Where does that leave us on 1 Corinthians 14:34-35?  Let's be frank: we're not going to silence women in the church, and for some that will look like disobedience.  If they're right, God have mercy on us.  I don't think they are right.  But I hope we will receive verses like this - even if we can't see how they should be applied to us directly - as brakes to prevent us from easily accepting our own culture's view of things.  Because they are hard, and at first glance offensive, they make us stop and think about the broader Biblical picture, and about our own practice.  And in that way they serve us, they open us up with their sharp jagged edges to the full spectrum of Scriptural critique and teaching.  In that sense, I hope we can get something from them.


  1. Well done that man!

    1. Maybe I should issue errata after every sermon...

  2. Helpful stuff, thank you.

  3. What might help solve the conradiction is that 11:17 and 14:26 talk of 'when you come together' after the material about women prophesying. So it makes sense to see 11:2-16 in a more informal, perhaps private, context. Although 'brothers' can mean 'brothers and sisters', it may well be gender specific in this case in 14:26 onwards.

    I think what this would do is to give men a specific role *as men* in the church, making masculinity about responsibility rather than machismo - the 'shamefulness' of a woman speaking would probably then be in overturning this order intended to keep the serpent out of the garden.
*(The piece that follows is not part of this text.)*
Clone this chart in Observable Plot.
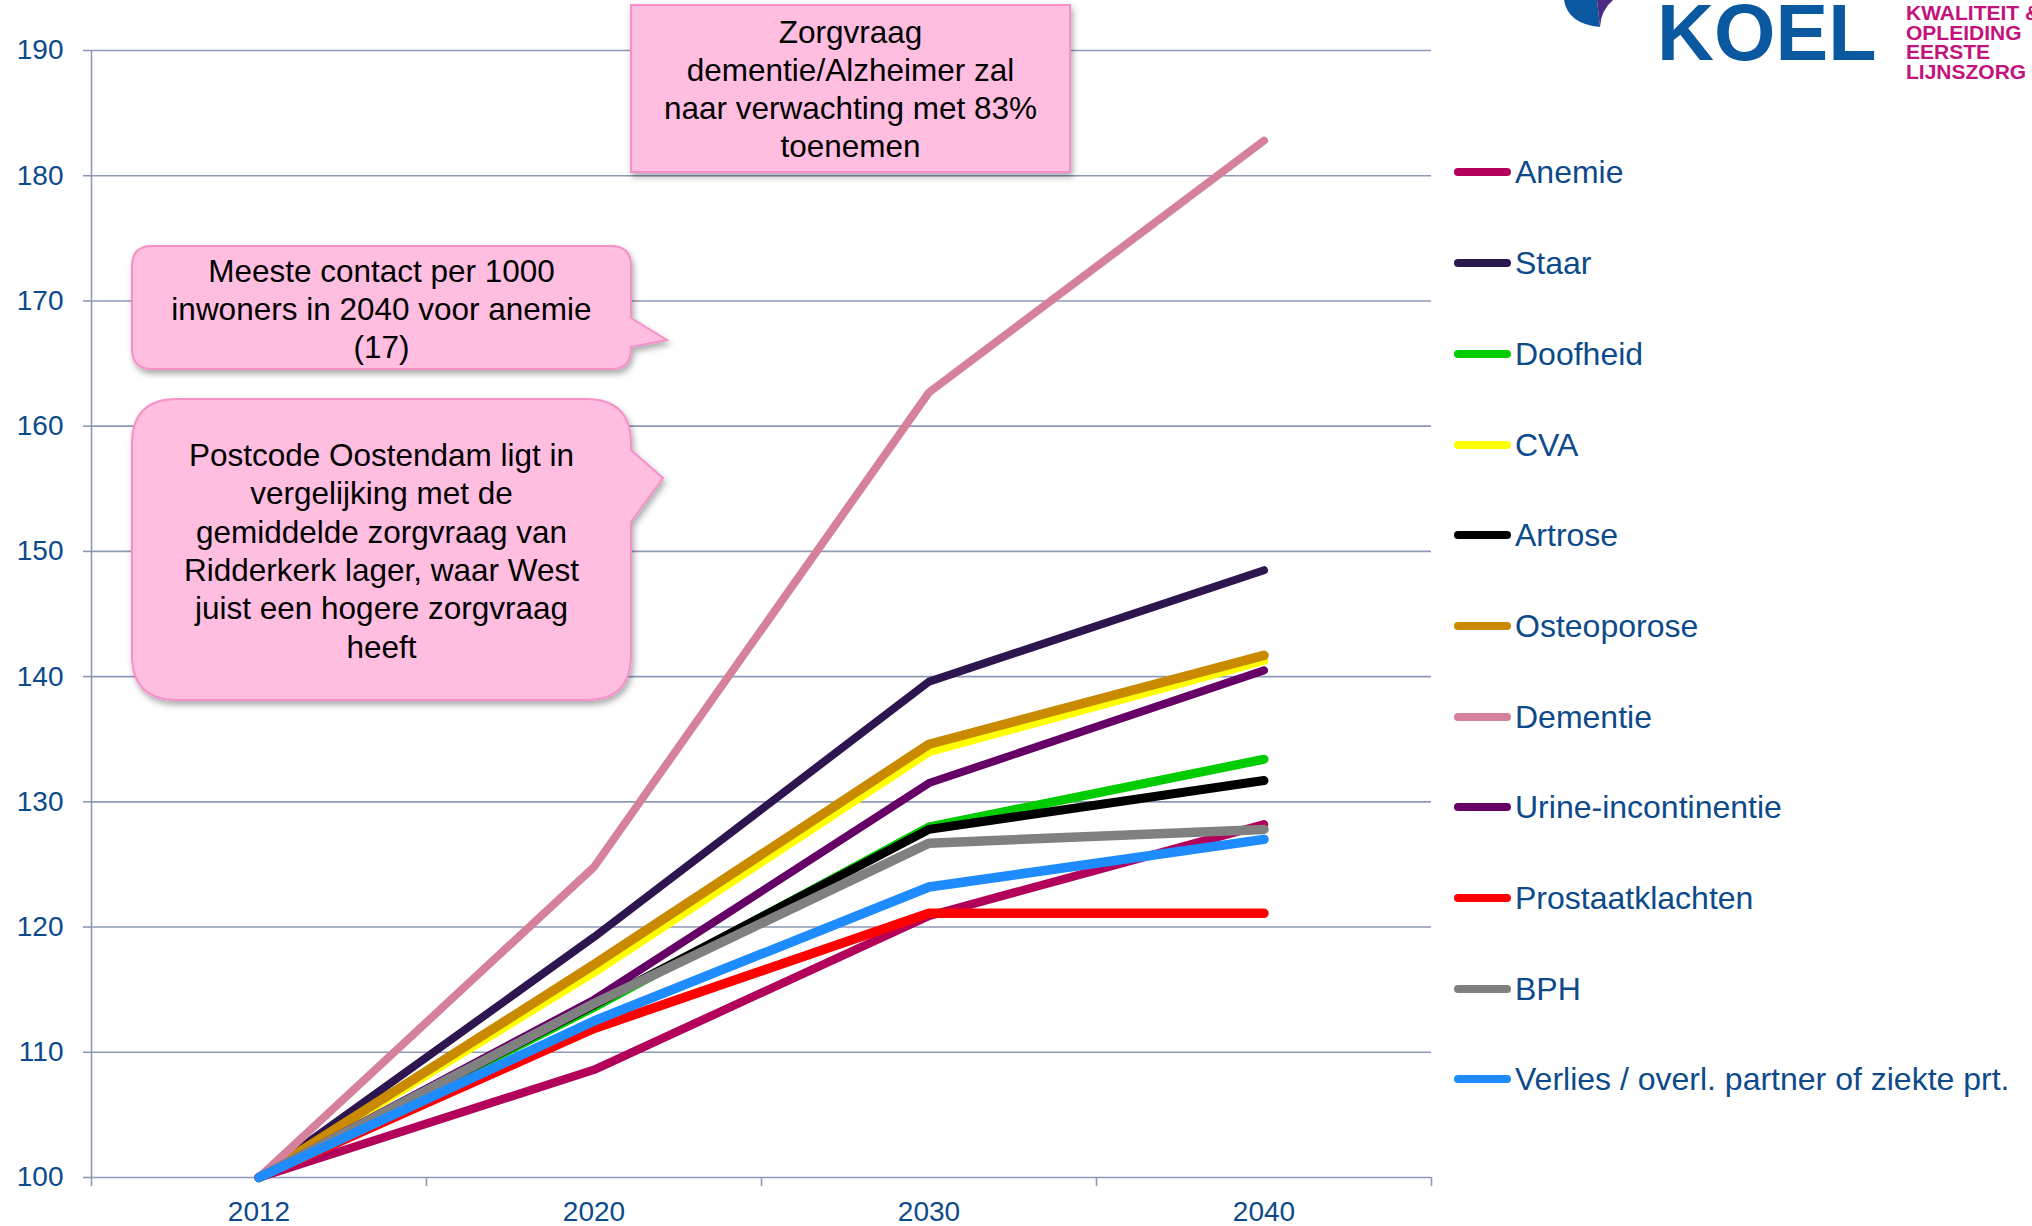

And this would involve all the brothers being given the opportunity to speak rather than just the elders/preacher, encouraging growth in teaching responsibility for all. To my knowledge the only non-Charismatics that do this are the Plymouth Brethren.

    The complement to this is to not see the Sunday morning meeting (or mid-week meetings) as being specifically 'church', outside of which nothing of real important for the church happens, which I think is a source of the offence felt. The regaining of the daytime female domestic community reflected in Titus 2:4-5 is sorely needed as something truly worthwhile and of eternal value in the life of the church. But such has been effectively decimated in theory and practice, so a lot of puzzle pieces remain out of place in all this and it's hard to know what can be done.

    1. Not convinced the exegetical solution will work - it's hard to read 11:2-16 as referring to anything other than private worship. Note the parallel between 11:16 and the end of ch 14 (esp. v33b - see NIV2011, not ESV or NIV1984 - and v36).

      I think all the Brethren churches (not just the Plymouth sort) encourage the sort of participation you're talking about. I've experienced it once or twice, and I can see an immediate practical argument against it: most people just aren't gifted to teach or to speak publicly. Having said that, a more participatory public worship does seem desirable in the light of these chapters. Of course, Paul does not here deal with everything he would expect to see in worship - there are indications elsewhere of congregational singing and extended reading of Scripture and preaching. The key seems to be that many might be involved, but that everything be corporate (not just an individual worship experience in a coincidentally shared space).

      A lot of the gender stuff - including the stuff you mention in your last para - is subject to considerations of how something similar might be expressed in a contemporary culture which is so different. (Or, I suppose, the alternative, which would be to opt out of the culture completely. I'm not sure that's totally realistic, although I feel the appeal of it).

    2. It still doesn't seem impossible to me that there's a distinction (I presume you mean 'public worship'). Alternatively, 14:28 indicates it is possible to be silent and speak to yourself and God in the congregation, so that may be in view.

      Agreed on varying levels of ability... it may be as simple as reading a Bible passage.

      We don't want to do things differently to our culture unnecessarily. But it must be asked if we are given certain principles that we must hold to for the health of the church's inner society and to be salt to the world - a truly different substance to that around it. When it comes to how we raise our families, does the church look that much different, really? Or have we allowed much of our social life to be as shaped by a strange blend of post-industrial capitalism and Soviet values in much the same way as everyone else? How does that effect what Christian wives intend to do with their lives, when a local community of weekday Christian support is no longer particularly evident? What does it mean in terms of whose hands we put our children into? Such questions are rarely entertained, it seems to me. But if the church is to look like more than a Sunday morning group devoted to the study of a particular metaphysic I do think we need to let such considerations strike us.

  4. Elizabeth A6:55 pm

    Going through 1 Cor in Bible study at my church at the moment so helpful to come across this and maybe will listen to the sermons too :-). I'm guessing that of course there is a major cross reference here to 1 Tim 2, or at least when I first read the 1 Cor verses I was like 'hey that's like the 1 Tim 2:12 remain quiet/silent thing' and the 1 Tim 2 verses then gives more details...?

    1. 1 Tim 2 is certainly related, but there is a key difference. In that passage, the issue is authority, expressed in teaching. In 1 Cor it's wider - and particularly about asking questions. So the two places need to be brought into conversation, but I don't think they directly explain each other.